BEIRUT, Lebanon - A remote-controlled car bomb ripped through a busy street overlooking Beirut yesterday, killing a top general and his bodyguard and heightening the sense of instability in a country that has gone without a president for nearly three weeks.

Brig. Gen. Francois Hajj was killed minutes after he left home on the way to work. At 7:10 a.m., a parked car packed with 77 pounds of TNT exploded, triggered by remote control, as Hajj's SUV passed by.

The bombing left a crater 6 feet wide and 3 feet deep on a street busy with school buses and morning commuters in Baabda, a mainly Christian suburb of Beirut where the presidential palace is located and army presence is heavy.

The assassination was the first to target an army commander since Lebanon's political crisis began last year. It marked yet another line transgressed in a confrontation that has paralyzed the cabinet, parliament and presidency.

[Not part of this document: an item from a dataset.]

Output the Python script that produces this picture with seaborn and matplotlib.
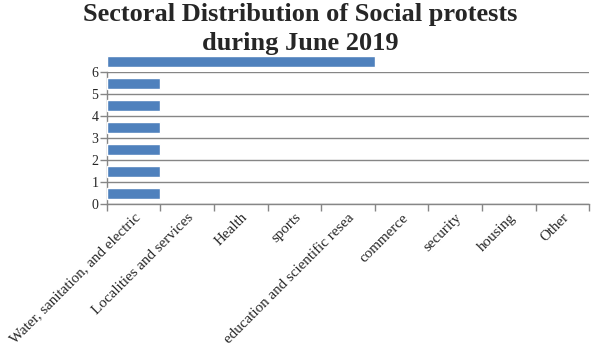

To many, the army stands as the last viable national institution. The attack sent a chill through a country growing ever more discouraged with an enduring confrontation between a U.S.-backed government and an opposition led by the Islamic group Hezbollah, which draws support from Syria and Iran.

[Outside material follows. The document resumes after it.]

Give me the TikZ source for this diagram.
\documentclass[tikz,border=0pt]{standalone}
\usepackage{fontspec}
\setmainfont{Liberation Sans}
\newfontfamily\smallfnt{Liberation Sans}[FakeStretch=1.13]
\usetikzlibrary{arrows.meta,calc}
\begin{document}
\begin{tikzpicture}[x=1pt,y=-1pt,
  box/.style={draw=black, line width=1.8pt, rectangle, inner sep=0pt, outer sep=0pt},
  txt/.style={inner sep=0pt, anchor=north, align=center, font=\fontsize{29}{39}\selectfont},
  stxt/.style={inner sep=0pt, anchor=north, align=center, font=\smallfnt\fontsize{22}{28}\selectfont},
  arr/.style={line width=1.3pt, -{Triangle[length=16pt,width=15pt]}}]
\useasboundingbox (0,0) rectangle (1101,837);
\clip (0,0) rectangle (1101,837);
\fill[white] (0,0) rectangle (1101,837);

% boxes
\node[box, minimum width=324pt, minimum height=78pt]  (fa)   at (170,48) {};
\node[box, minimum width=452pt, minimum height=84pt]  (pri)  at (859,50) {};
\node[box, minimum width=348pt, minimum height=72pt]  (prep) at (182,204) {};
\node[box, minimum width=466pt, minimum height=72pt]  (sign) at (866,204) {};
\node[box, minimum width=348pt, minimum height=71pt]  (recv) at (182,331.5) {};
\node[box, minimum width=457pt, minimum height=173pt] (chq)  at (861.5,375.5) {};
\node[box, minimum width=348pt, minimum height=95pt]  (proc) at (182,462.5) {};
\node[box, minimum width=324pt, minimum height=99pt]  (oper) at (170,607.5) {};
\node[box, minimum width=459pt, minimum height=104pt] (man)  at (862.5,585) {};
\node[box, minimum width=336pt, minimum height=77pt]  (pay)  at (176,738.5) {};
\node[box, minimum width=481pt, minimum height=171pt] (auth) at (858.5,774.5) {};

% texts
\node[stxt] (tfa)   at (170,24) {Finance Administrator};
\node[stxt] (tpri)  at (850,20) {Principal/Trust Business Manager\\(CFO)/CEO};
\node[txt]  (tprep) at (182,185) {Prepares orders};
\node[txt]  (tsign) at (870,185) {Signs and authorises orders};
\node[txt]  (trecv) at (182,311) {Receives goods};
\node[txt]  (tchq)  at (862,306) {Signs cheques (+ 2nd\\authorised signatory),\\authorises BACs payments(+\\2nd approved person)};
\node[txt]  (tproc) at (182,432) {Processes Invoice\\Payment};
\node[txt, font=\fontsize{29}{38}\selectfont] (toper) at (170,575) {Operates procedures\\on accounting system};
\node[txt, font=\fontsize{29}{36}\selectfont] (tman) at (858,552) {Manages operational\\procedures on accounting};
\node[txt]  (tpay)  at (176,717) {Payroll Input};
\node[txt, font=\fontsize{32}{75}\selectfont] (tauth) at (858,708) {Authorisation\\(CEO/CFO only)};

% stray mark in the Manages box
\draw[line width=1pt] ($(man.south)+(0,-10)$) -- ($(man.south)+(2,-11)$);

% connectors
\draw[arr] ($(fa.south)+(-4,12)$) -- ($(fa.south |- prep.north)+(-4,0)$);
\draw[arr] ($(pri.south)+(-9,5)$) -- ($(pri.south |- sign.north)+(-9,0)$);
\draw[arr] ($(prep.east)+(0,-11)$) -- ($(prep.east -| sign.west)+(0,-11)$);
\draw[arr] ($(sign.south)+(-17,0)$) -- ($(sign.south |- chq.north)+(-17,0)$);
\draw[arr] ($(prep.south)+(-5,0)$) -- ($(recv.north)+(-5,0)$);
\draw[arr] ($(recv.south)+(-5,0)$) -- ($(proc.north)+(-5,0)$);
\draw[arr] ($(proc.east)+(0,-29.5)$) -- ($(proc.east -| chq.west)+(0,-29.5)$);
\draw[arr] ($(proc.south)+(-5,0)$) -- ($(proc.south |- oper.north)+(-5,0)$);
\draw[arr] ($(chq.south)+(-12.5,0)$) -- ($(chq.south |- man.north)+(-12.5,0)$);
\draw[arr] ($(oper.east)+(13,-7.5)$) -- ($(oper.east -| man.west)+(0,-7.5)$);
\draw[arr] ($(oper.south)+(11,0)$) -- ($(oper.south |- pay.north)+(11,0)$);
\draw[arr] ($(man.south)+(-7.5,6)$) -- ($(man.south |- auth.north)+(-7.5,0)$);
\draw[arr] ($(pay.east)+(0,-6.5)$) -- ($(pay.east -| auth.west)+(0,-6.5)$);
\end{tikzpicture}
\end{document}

"The army is our last hope," Nazih Rafael said as he swept glass from his storefront near the site of yesterday's attack. "If they can strike a blow at the army, then we are a people without hope."

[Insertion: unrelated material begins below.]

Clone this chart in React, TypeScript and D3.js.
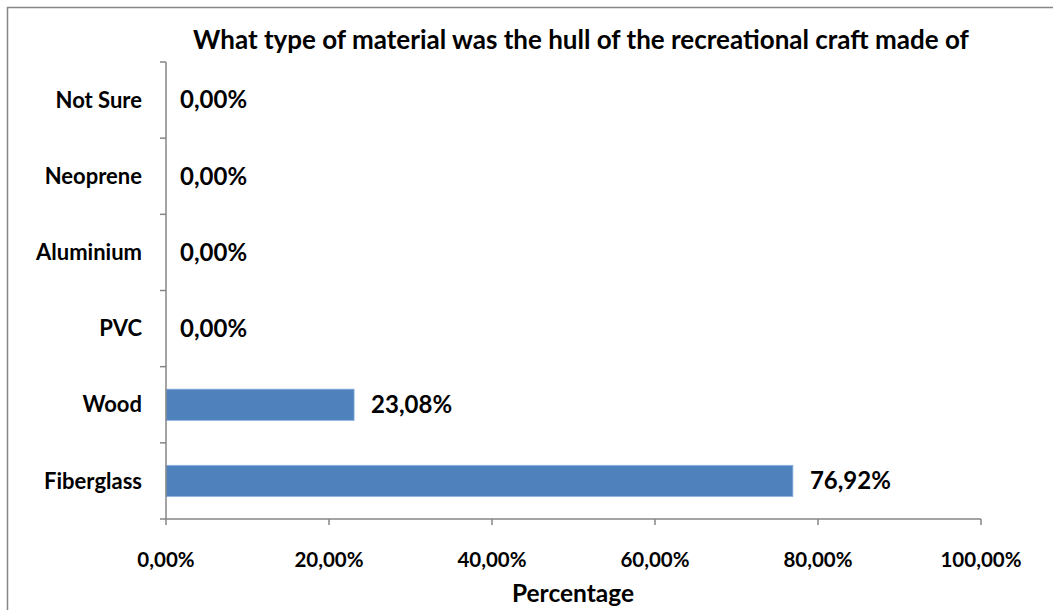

Asked about the culprit, Rafael shrugged, a gesture conveying the anonymity of those behind the assassinations that have become part of the country's political calculus. Government supporters blamed Syria, as they have in other bombings that targeted eight prominent opponents of Damascus in the last two years. Syria denied any role and suggested Israel or its allies had a hand in the attack.

Hajj's boss, the army commander, Gen. Michel Suleiman, has emerged as a possible consensus candidate for the presidency. Hajj, a Maronite Christian, was a leading candidate to replace Suleiman as head of the military if Suleiman became president.

While government opponents and supporters have agreed in principle on Suleiman's succeeding former President Emile Lahoud, who stepped down Nov. 23, negotiations have stalled over a comprehensive deal to resolve the crisis, the country's worst since the 1975-90 civil war.

The eventual settlement will be perceived in Lebanon and abroad as a victory for one side or the other, with implications for the influence here of the United States, Iran and Syria. Also affected will be the role of Hezbollah, the relative power of Lebanon's Sunni and Shiite communities, and the country's posture toward Israel.

In contrast to past assassination victims, Hajj, 55, had no public political profile - a reflection, in part, of the army's largely successful attempt to stay neutral in the conflict. But the political orientation of the army remains a point of contention in the ongoing political confrontation, and historically its upper echelons have been viewed as friendly, even cooperative, with Hezbollah, particularly in the 1990s.

Hajj was perhaps best known as the director of operations in the army's costly battle with an armed Islamic group that dragged on nearly four months this summer in the Nahr al-Bared refugee camp in northern Lebanon.

If Suleiman moves up, he would be the third commander of the army to assume the presidency since Lebanon's independence in 1943.